Bad revenue forecasts drive reckless state spending
Lawmakers too often decide what to spend without an accurate picture of what will come in.
Better revenue projections can help Illinois fix its budget process and spend within its means.
A simple principle should guide state budgeting: Know how much money you have before deciding how to spend it. Illinois too often works backward, spending first and figuring it out later.
Some indication of revenues comes from the Governor’s Office of Management and Budget and the Illinois General Assembly’s Commission on Government Forecasting and Accountability, but those estimates are often treated as flexible. The General Assembly is required to pass a resolution each year estimating the revenue for the upcoming budget year, but lawmakers typically skip it.
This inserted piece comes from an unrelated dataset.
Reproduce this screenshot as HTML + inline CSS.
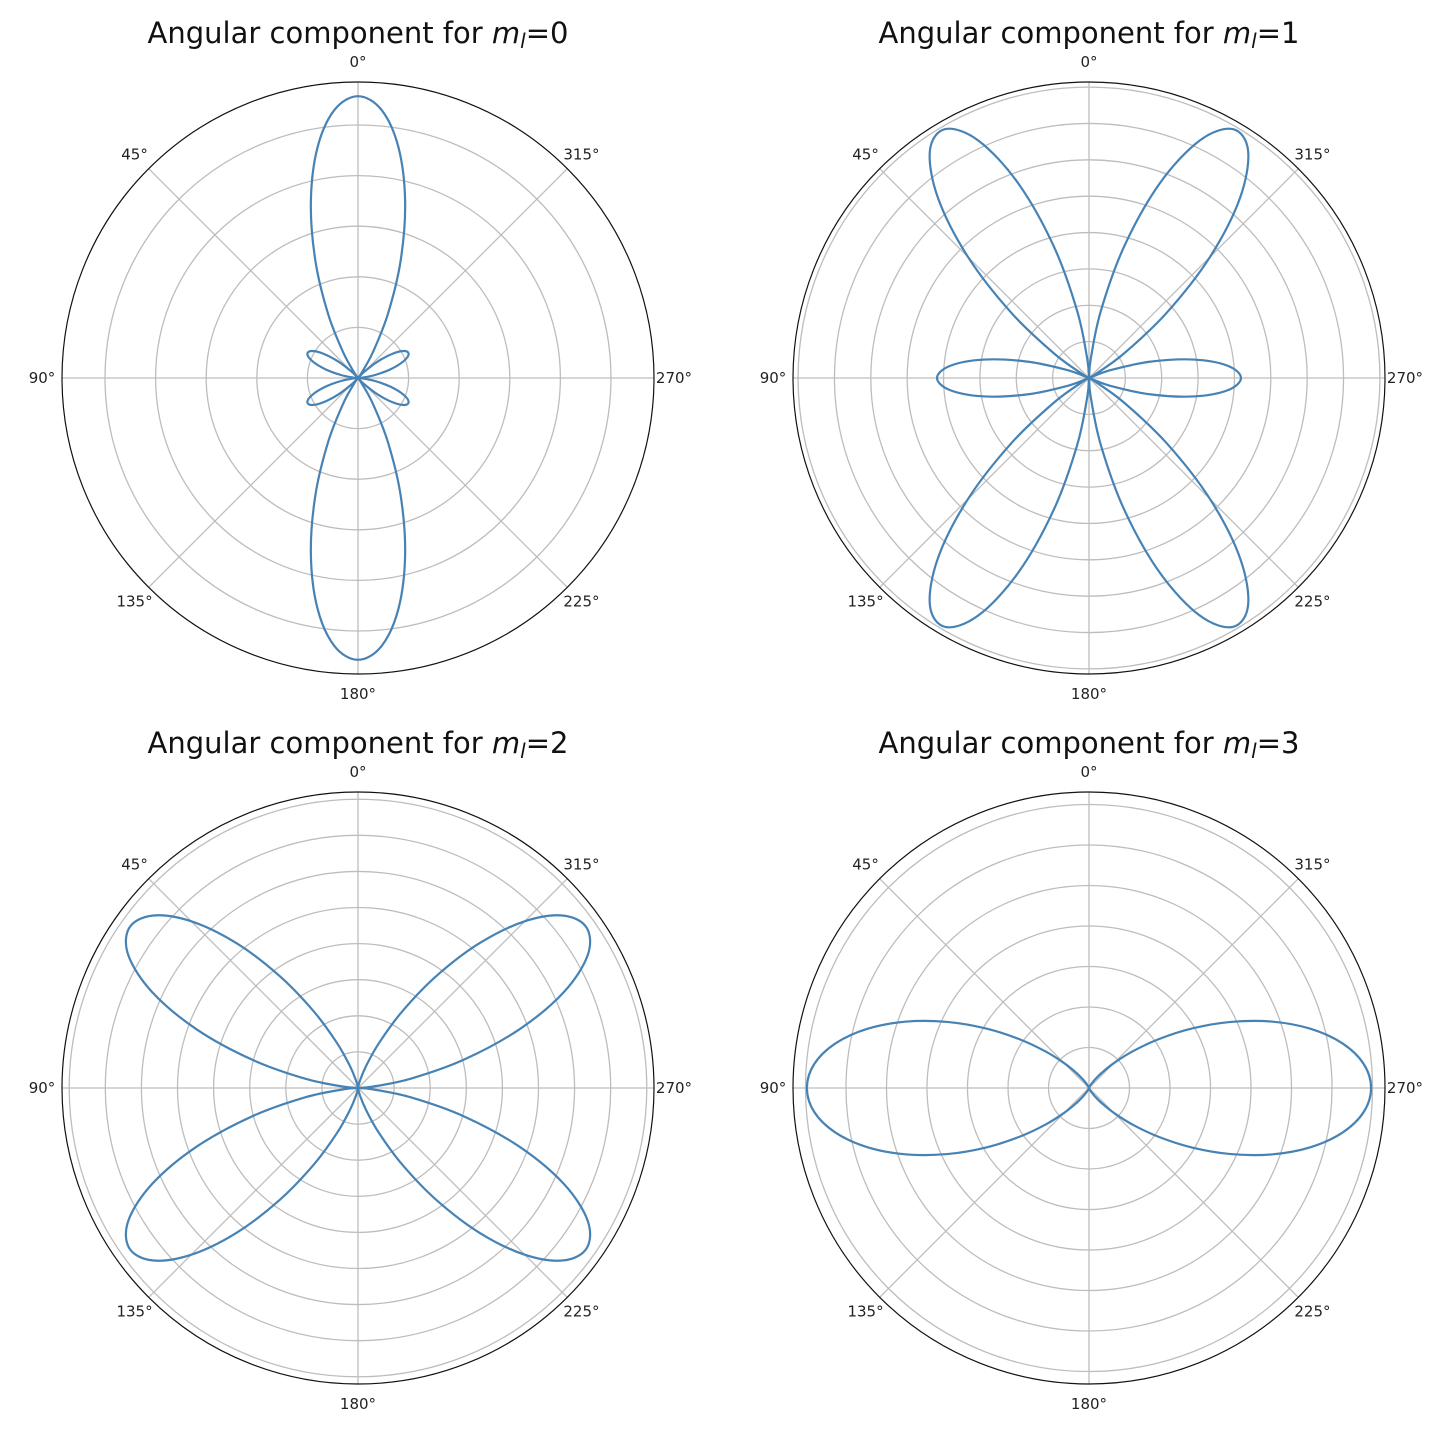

Lawmakers also have regularly used optimistic revenue projections to justify higher spending. Taxpayers are left to cover shortfalls.
Gov. J.B. Pritzker’s record-high $56 billion proposed budget for fiscal 2027 relies on an additional $1 billion in revenue that may or may not materialize and $589 million in not-yet-approved tax hikes.
COGFA predicts Illinois will have roughly $55.5 billion in general fund revenues in fiscal 2027, meaning lawmakers should already be looking to cut about half a billion dollars from Pritzker’s $56 billion proposal.
Illinois needs a more responsible budgeting process that sticks to early, credible revenue estimates. Lawmakers also can establish a spending cap to strengthen the process by ensuring any extra revenue goes toward the state’s fiscal shortcomings, including its massive pension debt or its woefully lacking rainy-day fund.
Illinoisans face the highest combined state and local tax rate in the nation, including the property taxes among the nation’s highest and sales taxes near the top. Considering projected population loss projections and a sluggish economy, at least in part a result from high taxes and poor competitiveness, Illinois cannot afford more tax hikes. Without reform, the state will continue its pattern of overspending first and asking taxpayers to make up the difference later.